"Wir werden zügig entscheiden, wie wir mit dieser konfliktären Interessenlage umgehen", sagte Kaeser nach einem Treffen mit der Klimaaktivistin Luisa Neubauer ("Fridays for Future") am Freitag in Berlin. Er wolle bis Montag im Vorstand beraten, ob Siemens aus dem unterschriebenen 18 Millionen Euro schweren Vertrag für die Lieferung von Zug-Signaltechnik für das Kohlebergwerk im australischen Bundesstaat Queensland aussteigen werde, wie es Neubauer forderte. "Es ist klar, dass diese Entscheidung nicht einfach ist", sagte Kaeser. Siemens sei dem Vertragspartner und den Aktionären verpflichtet, wolle aber auch der Verantwortung für das Klima gerecht werden.

Der indische Energiekonzern Adani Power will in Australien Kohle fördern, die mit Zügen zum Hafen gebracht und in Kraftwerken in Indien verfeuert werden soll. Das Projekt stößt - auch vor dem Hintergrund der Buschfeuer in Australien - auf erbitterten Widerstand von Organisationen wie "Fridays for Future" (FFF).
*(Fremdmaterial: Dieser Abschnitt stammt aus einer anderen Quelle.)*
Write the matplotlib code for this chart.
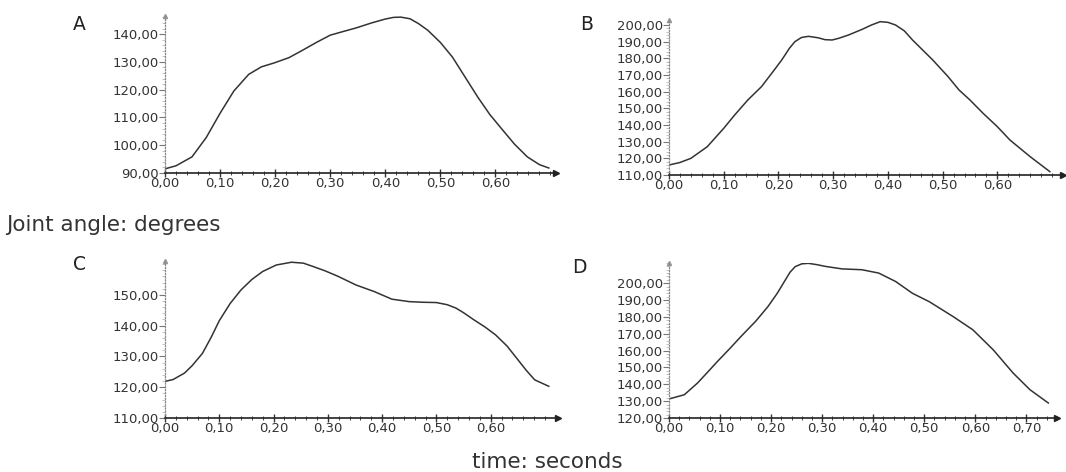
import matplotlib
matplotlib.use("Agg")
import matplotlib.pyplot as plt
from matplotlib.ticker import MultipleLocator, FuncFormatter

# values (time in s, joint angle in degrees)
t_a = [0.0, 0.02, 0.049, 0.075, 0.10, 0.125, 0.152, 0.175, 0.198, 0.225, 0.25, 0.275, 0.30,
       0.325, 0.347, 0.375, 0.40, 0.415, 0.428, 0.445, 0.46, 0.477, 0.50, 0.522, 0.545,
       0.568, 0.59, 0.613, 0.635, 0.658, 0.68, 0.697]
v_a = [91.5, 92.6, 95.8, 102.8, 111.5, 119.5, 125.5, 128.2, 129.6, 131.5, 134.2, 137.0, 139.6,
       141.0, 142.2, 144.0, 145.4, 146.0, 146.1, 145.5, 143.8, 141.4, 137.0, 131.7, 124.5,
       117.3, 111.0, 105.5, 100.3, 95.8, 93.0, 91.8]

t_b = [0.0, 0.02, 0.04, 0.07, 0.10, 0.12, 0.144, 0.169, 0.19, 0.206, 0.22, 0.23, 0.242, 0.255,
       0.273, 0.285, 0.298, 0.31, 0.328, 0.353, 0.37, 0.386, 0.40, 0.414, 0.43, 0.445, 0.482,
       0.51, 0.53, 0.55, 0.574, 0.60, 0.623, 0.66, 0.696]
v_b = [116.0, 117.5, 120.0, 127.0, 138.0, 146.0, 155.0, 163.0, 172.0, 179.0, 186.0, 190.0, 192.5,
       193.2, 192.3, 191.2, 191.0, 192.0, 194.0, 197.4, 200.0, 202.0, 201.6, 200.0, 196.5, 191.0,
       179.0, 169.0, 161.0, 155.0, 147.0, 139.0, 131.0, 121.0, 112.0]

t_c = [0.0, 0.015, 0.036, 0.05, 0.069, 0.085, 0.10, 0.12, 0.14, 0.16, 0.18, 0.205, 0.233, 0.255,
       0.273, 0.295, 0.319, 0.352, 0.385, 0.418, 0.45, 0.475, 0.50, 0.52, 0.536, 0.55, 0.569,
       0.59, 0.609, 0.63, 0.648, 0.665, 0.681, 0.707]
v_c = [121.9, 122.5, 124.6, 127.0, 131.0, 136.2, 141.6, 147.2, 151.6, 155.0, 157.6, 159.7, 160.6,
       160.3, 159.2, 157.8, 156.0, 153.2, 151.1, 148.6, 147.8, 147.6, 147.5, 146.8, 145.7, 144.2,
       141.9, 139.5, 137.0, 133.4, 129.4, 125.6, 122.4, 120.3]

t_d = [0.0, 0.03, 0.056, 0.075, 0.095, 0.12, 0.141, 0.17, 0.194, 0.212, 0.227, 0.237, 0.247,
       0.26, 0.273, 0.29, 0.306, 0.339, 0.378, 0.411, 0.444, 0.477, 0.51, 0.556, 0.595, 0.635,
       0.674, 0.707, 0.743]
v_d = [131.3, 133.8, 140.8, 147.0, 153.6, 161.5, 168.4, 177.5, 186.2, 194.0, 201.5, 206.5, 209.8,
       211.5, 211.8, 211.0, 210.0, 208.5, 208.0, 206.0, 201.0, 194.0, 189.0, 180.3, 172.4, 160.5,
       146.7, 136.8, 128.9]

yticks_a = [90, 100, 110, 120, 130, 140]
yticks_b = [110, 120, 130, 140, 150, 160, 170, 180, 190, 200]
yticks_c = [110, 120, 130, 140, 150]
yticks_d = [120, 130, 140, 150, 160, 170, 180, 190, 200]
xticks_abc = [0.0, 0.1, 0.2, 0.3, 0.4, 0.5, 0.6]
xticks_d = [0.0, 0.1, 0.2, 0.3, 0.4, 0.5, 0.6, 0.7]

W, H = 1066, 472

def px_box(left, right, bottom, top):
    # pixel box (from top-left) -> figure fraction rect
    return [left / W, 1 - bottom / H, (right - left) / W, (bottom - top) / H]

panels = [
    # label, t, v, axes box, xlim, ylim, yticks, xticks, label pos (px)
    ("A", t_a, v_a, px_box(165, 556, 173, 16), (0, 0.71), (90, 146.5), yticks_a, xticks_abc, (73, 30)),
    ("B", t_b, v_b, px_box(669, 1063, 175, 20), (0, 0.72), (110, 203), yticks_b, xticks_abc, (580, 30)),
    ("C", t_c, v_c, px_box(165, 558, 418, 261), (0, 0.724), (110, 161), yticks_c, xticks_abc, (73, 270)),
    ("D", t_d, v_d, px_box(669, 1057, 418, 263), (0, 0.76), (120, 212), yticks_d, xticks_d, (572, 273)),
]

comma = FuncFormatter(lambda v, p: f"{v:.2f}".replace(".", ","))

fig = plt.figure(figsize=(W / 100, H / 100), dpi=100)
fig.patch.set_facecolor("white")

for lab, t, v, box, xl, yl, yt, xt, lpos in panels:
    ax = fig.add_axes(box)
    ax.set_facecolor("white")
    ax.plot(t, v, color="#333333", lw=1.1)
    ax.set_xlim(*xl)
    ax.set_ylim(*yl)
    ax.set_xticks(xt)
    ax.set_yticks(yt)
    ax.xaxis.set_minor_locator(MultipleLocator(0.02))
    ax.yaxis.set_minor_locator(MultipleLocator(2))
    ax.xaxis.set_major_formatter(comma)
    ax.yaxis.set_major_formatter(comma)
    for s in ("top", "right"):
        ax.spines[s].set_visible(False)
    ax.spines["bottom"].set_color("#222222")
    ax.spines["bottom"].set_linewidth(1.2)
    ax.spines["left"].set_color("#888888")
    ax.spines["left"].set_linestyle((0, (1, 1.5)))
    ax.spines["left"].set_linewidth(0.9)
    ax.tick_params(axis="x", which="major", direction="inout", length=6, width=1,
                   color="#333333", labelsize=9.5, labelcolor="#333333", pad=0)
    ax.tick_params(axis="x", which="minor", direction="inout", length=3, width=0.7,
                   color="#444444")
    ax.tick_params(axis="y", which="major", direction="out", length=4, width=0.8,
                   color="#777777", labelsize=9.5, labelcolor="#333333", pad=0.5)
    ax.tick_params(axis="y", which="minor", direction="out", length=2, width=0.5,
                   color="#aaaaaa")
    # arrow heads at the axis ends
    ax.plot(1, 0, ">", color="#222222", ms=4, transform=ax.transAxes, clip_on=False)
    ax.plot(0, 1, "^", color="#999999", ms=3, transform=ax.transAxes, clip_on=False)
    fig.text(lpos[0] / W, 1 - lpos[1] / H, lab, fontsize=13.5, family="DejaVu Sans",
             color="#222222", va="baseline")

fig.text(6 / W, 1 - 231 / H, "Joint angle: degrees", fontsize=15.5, family="DejaVu Sans",
         color="#333333", va="baseline")
fig.text(547 / W, 1 - 468 / H, "time: seconds", fontsize=15.5, family="DejaVu Sans",
         color="#333333", ha="center", va="baseline")

fig.savefig("out.png", dpi=100)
Sie kritisieren, dass die geplanten Kraftwerke fünfmal so viel Kohlendioxid (CO2) ausstoßen wie Deutschland in einem ganzen Jahr. "Das kann Siemens nicht machen, gerade als ein Konzern, der bei jeder Gelegenheit betont, wie wichtig ihm das Klima ist", sagte Neubauer zu Reuters TV. Kaeser müsse auch danach handeln. "Es wird sich zeigen, ob Siemens dem gewachsen ist und mutig genug ist, diese Entscheidung zu fällen." Die australische Regierung steht allerdings hinter dem Mega-Projekt.

"DAS HABEN WIR NICHT GUT GEMACHT"

Kaeser hatte Neubauer, das Gesicht von "Fridays for Future" in Deutschland, angesichts der lauter werdenden Kritik an dem Projekt zu einem Gespräch eingeladen. Die seit Wochen anhaltenden Buschbrände in Australien hatten die Debatte um den Klimawandel neu angefacht. Der Siemens-Chef ließ erkennen, dass er die Annahme des Auftrags kritisch sieht, verwies aber auch darauf, dass sich mehrere Anbieter darum beworben hätten. Er habe erst im Dezember von der Unterschrift erfahren. "Das haben wir nicht gut gemacht."

Kaeser sagte, er habe der Klima-Aktivistin einen Posten im Aufsichtsgremium der vor dem Börsengang stehenden Sparte Siemens Energy angeboten. Neubauer wolle sich das überlegen. Sie wollte sich nach dem eineinhalbstündigen Gespräch nicht zusammen mit Kaeser dazu äußern. Begleitet wurde das Treffen von einer Serie von Protestaktionen von "Fridays for Future" vor Siemens-Standorten in ganz Deutschland.